CHINA CRACKS DOWN ON CRYPTO

Chinese law enforcement agencies swept through 23 cities, provinces, and regions last week, busting 170 criminal groups and arresting at least 1,100 people alleged to have used cryptocurrencies to launder profits from telephone and Internet scams.
The groups routinely shifted their take from one digital currency to another in attempts to hide their trails, authorities said.
The government of the western province of Qinghai ordered cryptocurrency mines shut down and vowed authorities would investigate mines masquerading as data or supercomputing centers.
The raids followed last month’s pledge by China’s central bank to crack down on “Bitcoin mining and trading behavior,” claiming the digital coins were being used to hide ill-gotten gains.

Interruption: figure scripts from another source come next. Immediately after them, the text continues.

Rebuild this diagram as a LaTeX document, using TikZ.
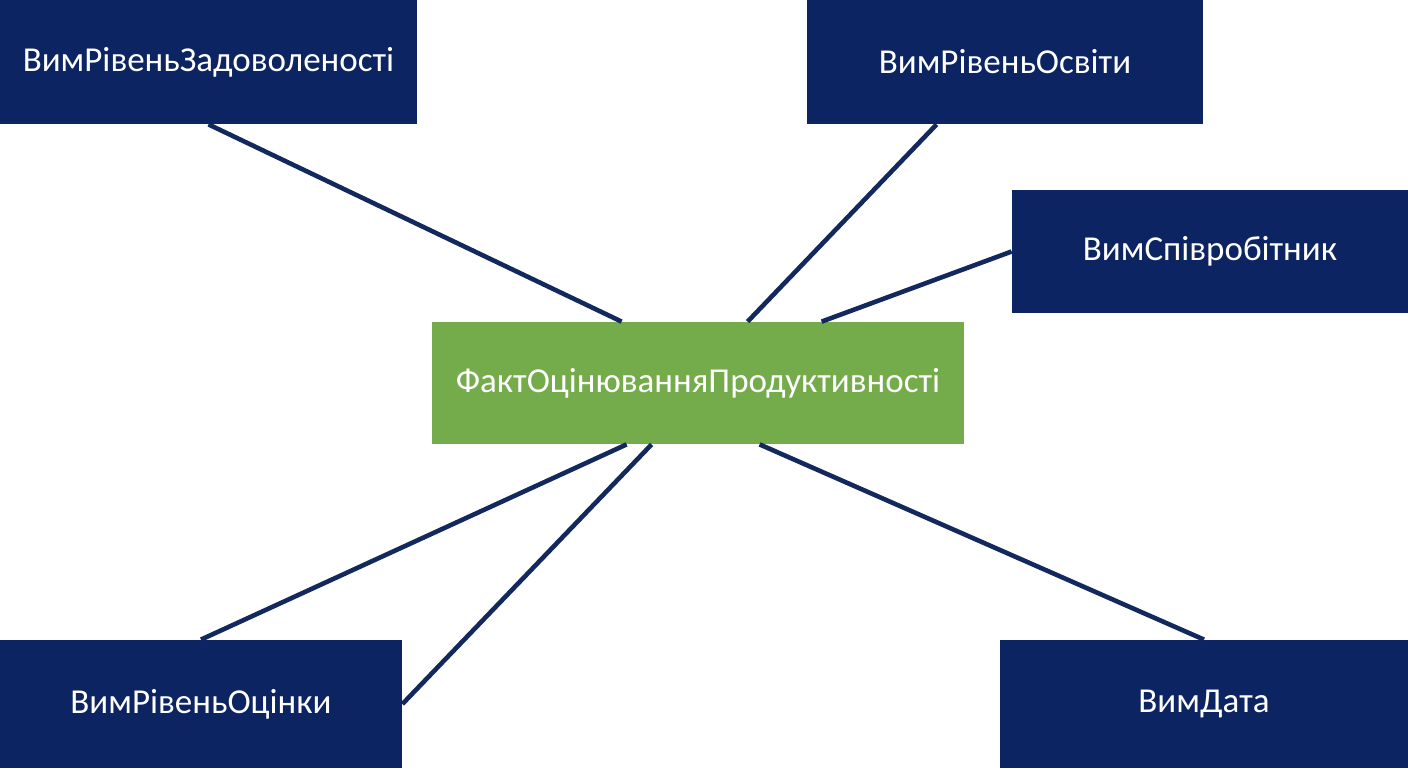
\documentclass[tikz,border=0pt]{standalone}
\usepackage{fontspec}
\setmainfont{Carlito}
\usepackage{tikz}

\definecolor{vimblue}{HTML}{0C2461}
\definecolor{linkblue}{HTML}{13285C}
\definecolor{factgreen}{HTML}{74AB4B}

\begin{document}
\begin{tikzpicture}[x=0.5pt, y=-0.5pt,
        vim/.style={fill=vimblue, text=white, inner sep=0pt, font=\fontsize{17.5}{21}\selectfont},
        fakt/.style={fill=factgreen, text=white, inner sep=0pt, font=\fontsize{17.5}{21}\selectfont},
        link/.style={draw=linkblue, line width=2.3pt}]
            \useasboundingbox (0,0) rectangle (1408,768);

            \node[vim, minimum width=208.5pt, minimum height=62pt] (zad) at (208.5,62) {ВимРівеньЗадоволеності};
            \node[vim, minimum width=198pt, minimum height=62pt] (osv) at (1005,62) {ВимРівеньОсвіти};
            \node[vim, minimum width=198pt, minimum height=61.5pt] (spiv) at (1210,251.5) {ВимСпівробітник};
            \node[fakt, minimum width=266pt, minimum height=61pt] (fact) at (698,383) {ФактОцінюванняПродуктивності};
            \node[vim, minimum width=201pt, minimum height=64pt] (ocin) at (201,704) {ВимРівеньОцінки};
            \node[vim, minimum width=204pt, minimum height=64pt] (data) at (1204,704) {ВимДата};

            \draw[link] (zad.south) -- ([xshift=95pt]fact.north west);
            \draw[link] ([xshift=65pt]osv.south west) -- ([xshift=158pt]fact.north west);
            \draw[link] (spiv.west) -- ([xshift=195pt]fact.north west);
            \draw[link] ([xshift=97.5pt]fact.south west) -- (ocin.north);
            \draw[link] ([xshift=110pt]fact.south west) -- (ocin.east);
            \draw[link] ([xshift=164pt]fact.south west) -- (data.north);
        \end{tikzpicture}
\end{document}
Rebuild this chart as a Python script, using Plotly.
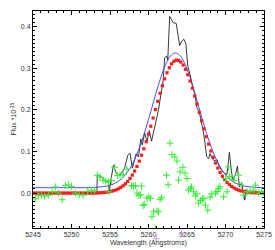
import plotly.graph_objects as go

# ---- data ----
# observed spectrum (black line)
obs_wave = [5253.30, 5253.35, 5253.8, 5254.3, 5254.8, 5254.9, 5255.1, 5255.45, 5255.8, 5256.1,
            5256.5, 5256.9, 5257.3, 5257.6, 5257.9, 5258.1, 5258.4, 5258.7, 5259.0, 5259.2,
            5259.5, 5259.8, 5260.1, 5260.4, 5260.7, 5261.0, 5261.3, 5261.6, 5261.9, 5262.1,
            5262.35, 5262.5, 5262.75, 5262.95, 5263.2, 5263.6, 5263.9, 5264.05, 5264.3, 5264.6,
            5264.85, 5265.1, 5265.4, 5265.7, 5266.0, 5266.3, 5266.6, 5266.8, 5267.1, 5267.35,
            5267.55, 5267.8, 5268.0, 5268.2, 5268.5, 5268.9, 5269.1, 5269.5, 5269.9, 5270.2,
            5270.5, 5270.8, 5271.0, 5271.3, 5271.55, 5271.8, 5272.1, 5272.5, 5272.7]
obs_flux = [0.003, 0.043, 0.040, 0.031, 0.027, 0.004, 0.030, 0.067, 0.048, 0.043,
            0.048, 0.060, 0.090, 0.096, 0.060, 0.075, 0.095, 0.087, 0.130, 0.116,
            0.145, 0.124, 0.150, 0.125, 0.150, 0.175, 0.200, 0.236, 0.270, 0.325,
            0.330, 0.320, 0.425, 0.418, 0.410, 0.408, 0.375, 0.355, 0.365, 0.370,
            0.360, 0.305, 0.285, 0.258, 0.240, 0.205, 0.195, 0.180, 0.150, 0.118,
            0.088, 0.083, 0.095, 0.085, 0.078, 0.080, 0.067, 0.055, 0.047, 0.045,
            0.098, 0.047, 0.030, 0.045, 0.065, 0.015, 0.025, -0.017, 0.010]

# blue fit curve (with continuum), sampled every 0.5 A from 5245
blue_wave = [5245.0 + 0.5 * i for i in range(61)]
blue_flux = [0.013, 0.013, 0.013, 0.013, 0.013, 0.013, 0.013, 0.013, 0.013, 0.013,
             0.013, 0.013, 0.013, 0.013, 0.013, 0.0134, 0.0137, 0.0143, 0.0152, 0.0166,
             0.0189, 0.0223, 0.0272, 0.0343, 0.0440, 0.0568, 0.0734, 0.0938, 0.1182, 0.1462,
             0.1770, 0.2095, 0.2419, 0.2724, 0.2989, 0.3195, 0.3325, 0.3370, 0.3325, 0.3195,
             0.2989, 0.2724, 0.2419, 0.2095, 0.1770, 0.1462, 0.1182, 0.0938, 0.0734, 0.0568,
             0.0440, 0.0343, 0.0272, 0.0223, 0.0189, 0.0166, 0.0152, 0.0143, 0.0137, 0.0134,
             0.0132]

# red model points
red_wave = [round(5245.0 + 0.3 * i, 1) for i in range(101)]
red_flux = [0.0, 0.0, 0.0, 0.0, 0.0, 0.0, 0.0, 0.0, 0.0, 0.0,
            0.0, 0.0, 0.0, 0.0, 0.0, 0.0, 0.0, 0.0, 0.0, 0.0,
            0.0, 0.0, 0.0, 0.0, 0.0, 0.0, 0.0, 0.0, 0.0005, 0.0008,
            0.0011, 0.0016, 0.0023, 0.0032, 0.0044, 0.0059, 0.0078, 0.0103, 0.0135, 0.0174,
            0.0222, 0.0280, 0.0350, 0.0433, 0.0530, 0.0641, 0.0768, 0.0910, 0.1066, 0.1236,
            0.1418, 0.1609, 0.1807, 0.2008, 0.2207, 0.2400, 0.2582, 0.2748, 0.2894, 0.3015,
            0.3108, 0.3170, 0.3198, 0.3192, 0.3153, 0.3081, 0.2978, 0.2848, 0.2695, 0.2523,
            0.2336, 0.2141, 0.1941, 0.1741, 0.1545, 0.1356, 0.1178, 0.1012, 0.0860, 0.0724,
            0.0602, 0.0496, 0.0404, 0.0325, 0.0259, 0.0205, 0.0160, 0.0123, 0.0094, 0.0071,
            0.0053, 0.0039, 0.0029, 0.0021, 0.0015, 0.0011, 0.0008, 0.0005, 0.0004, 0.0003,
            0.0002]

# residuals (green crosses)
res_wave = [5245.3, 5245.7, 5246.1, 5246.5, 5247.0, 5247.5, 5247.9, 5248.3, 5248.8, 5249.2,
            5249.6, 5250.0, 5250.5, 5251.0, 5251.5, 5252.1, 5252.6, 5253.0, 5253.35, 5253.7,
            5254.1, 5254.45, 5254.8, 5254.85, 5255.2, 5255.6, 5256.0, 5256.3, 5256.7, 5257.2,
            5257.8, 5258.05, 5258.3, 5258.5, 5258.75, 5258.95, 5259.1, 5259.3, 5259.45, 5259.8,
            5260.05, 5260.25, 5260.45, 5260.65, 5260.9, 5261.1, 5261.3, 5261.5, 5261.7, 5262.35,
            5262.55, 5262.8, 5263.05, 5263.4, 5263.7, 5263.9, 5264.1, 5264.45, 5264.75, 5265.0,
            5265.2, 5265.45, 5265.6, 5265.85, 5266.1, 5266.3, 5266.5, 5266.75, 5267.0, 5267.2,
            5267.4, 5267.7, 5268.0, 5268.2, 5268.7, 5268.9, 5269.1, 5269.3, 5269.75, 5270.0,
            5270.2, 5270.4, 5270.5, 5270.8, 5271.1, 5271.7, 5272.05, 5272.35, 5272.8, 5273.2,
            5273.65, 5273.9, 5274.3, 5274.7, 5275.0]
res_flux = [-0.014, -0.006, -0.005, -0.007, -0.005, 0.003, 0.015, 0.000, -0.016, 0.018,
            0.020, 0.016, 0.000, -0.004, -0.005, 0.004, 0.007, 0.006, 0.043, 0.038,
            0.031, 0.029, 0.026, 0.003, 0.030, 0.062, 0.042, 0.043, 0.045, 0.058,
            0.018, 0.016, 0.018, 0.000, -0.006, -0.004, 0.017, -0.030, -0.027, -0.012,
            -0.009, -0.013, -0.057, -0.045, -0.085, -0.043, -0.045, -0.015, -0.011, 0.043,
            0.020, 0.120, 0.093, 0.087, 0.077, 0.031, 0.051, 0.062, 0.048, 0.035,
            0.007, 0.011, 0.015, 0.003, -0.007, -0.002, -0.024, -0.018, -0.014, -0.013,
            -0.029, -0.041, -0.010, -0.002, 0.000, 0.004, 0.011, 0.015, -0.009, 0.035,
            0.003, 0.063, 0.040, 0.040, 0.030, 0.043, 0.019, -0.005, 0.003, 0.003,
            0.007, 0.019, 0.000, 0.003, 0.001]

# stray points below the frame (lavender crosses)
out_wave = [5261.0, 5264.3]
out_flux = [-0.110, -0.098]

x_ticks = [5245, 5250, 5255, 5260, 5265, 5270, 5275]
y_ticks = [0.0, 0.1, 0.2, 0.3, 0.4]

# ---- layout geometry (pixels) ----
W, H = 275, 250
PL, PR, PT, PB = 33, 264, 11, 228          # plot frame edges
XR = [5245, 5275]
YR = [-0.084, 0.438]
xdom = [PL / W, PR / W]
ydom = [(H - PB) / H, (H - PT) / H]
# full-page overlay axis with identical data scaling (for points outside the frame)
sx = (XR[1] - XR[0]) / (PR - PL)
sy = (YR[1] - YR[0]) / (PB - PT)
XR2 = [XR[0] - PL * sx, XR[1] + (W - PR) * sx]
YR2 = [YR[0] - (H - PB) * sy, YR[1] + PT * sy]

FONT = dict(family="Liberation Sans, Arial", size=7, color="#333333")

fig = go.Figure()
fig.add_trace(go.Scatter(x=obs_wave, y=obs_flux, mode="lines",
                         line=dict(color="#222222", width=0.9)))
fig.add_trace(go.Scatter(x=blue_wave, y=blue_flux, mode="lines", line_shape="spline",
                         line=dict(color="#3a3aff", width=0.9)))
fig.add_trace(go.Scatter(x=red_wave, y=red_flux, mode="markers",
                         marker=dict(symbol="square", size=3.2, color="#ff1a1a",
                                     line=dict(width=0))))
fig.add_trace(go.Scatter(x=res_wave, y=res_flux, mode="markers",
                         marker=dict(symbol="cross-thin", size=5,
                                     line=dict(width=1, color="#33f033"))))
fig.add_trace(go.Scatter(x=out_wave, y=out_flux, mode="markers", xaxis="x2", yaxis="y2",
                         marker=dict(symbol="cross-thin", size=5,
                                     line=dict(width=1, color="#c8a0e8"))))

axis_common = dict(showgrid=False, zeroline=False, showline=True, linecolor="black",
                   linewidth=1, mirror="ticks", ticks="inside", ticklen=4,
                   tickcolor="black", tickwidth=0.8, automargin=False,
                   tickfont=FONT)

fig.update_layout(
    xaxis=dict(range=XR, domain=xdom, tickvals=x_ticks,
               ticktext=[str(v) for v in x_ticks],
               minor=dict(dtick=1, ticklen=2, ticks="inside", tickcolor="black"),
               **axis_common),
    yaxis=dict(range=YR, domain=ydom, tickvals=y_ticks,
               ticktext=["%.1f" % v for v in y_ticks],
               minor=dict(dtick=0.01, ticklen=2, ticks="inside", tickcolor="black"),
               **axis_common),
    xaxis2=dict(range=XR2, domain=[0, 1], anchor="y2", visible=False),
    yaxis2=dict(range=YR2, domain=[0, 1], anchor="x2", visible=False),
)

fig.add_annotation(text="Wavelength (Angstroms)", xref="paper", yref="paper",
                   x=(PL + PR) / 2 / W, y=(H - 243) / H, xanchor="center", yanchor="middle",
                   showarrow=False, font=FONT)
fig.add_annotation(text="Flux *10<sup>-15</sup>", xref="paper", yref="paper",
                   x=13 / W, y=(H - (PT + PB) / 2) / H, xanchor="center", yanchor="middle",
                   textangle=-90, showarrow=False, font=FONT)

fig.update_layout(width=W, height=H, showlegend=False,
                  margin=dict(l=0, r=0, t=0, b=0),
                  plot_bgcolor="rgba(0,0,0,0)", paper_bgcolor="white")

fig.write_html("out.html", config={"displayModeBar": False},
               post_script="document.body.style.margin='0';"
                           "document.body.style.overflow='hidden';")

The government became more active in combating cryptocoins after months of whiplash trading and in response to president Xi Jinping’s pledge to reduce China’s carbon emissions.
Cryptocurrencies are “mined” using massive computing power to solve mathematical problems, burning large amounts of electricity and increasing emissions from electric generating plants.
China’s crackdown may have unintended benefits, crypto strategist Joel Kruger at LMAX Digital told the Wall Street Journal.
“This is a positive in that it’s forcing mining to be more spread out geographically from its recent concentration in China”, he said, “and it’s forcing [a] shift to more environmentally friendly ways of mining” and away from China’s coal-dependent electric grid.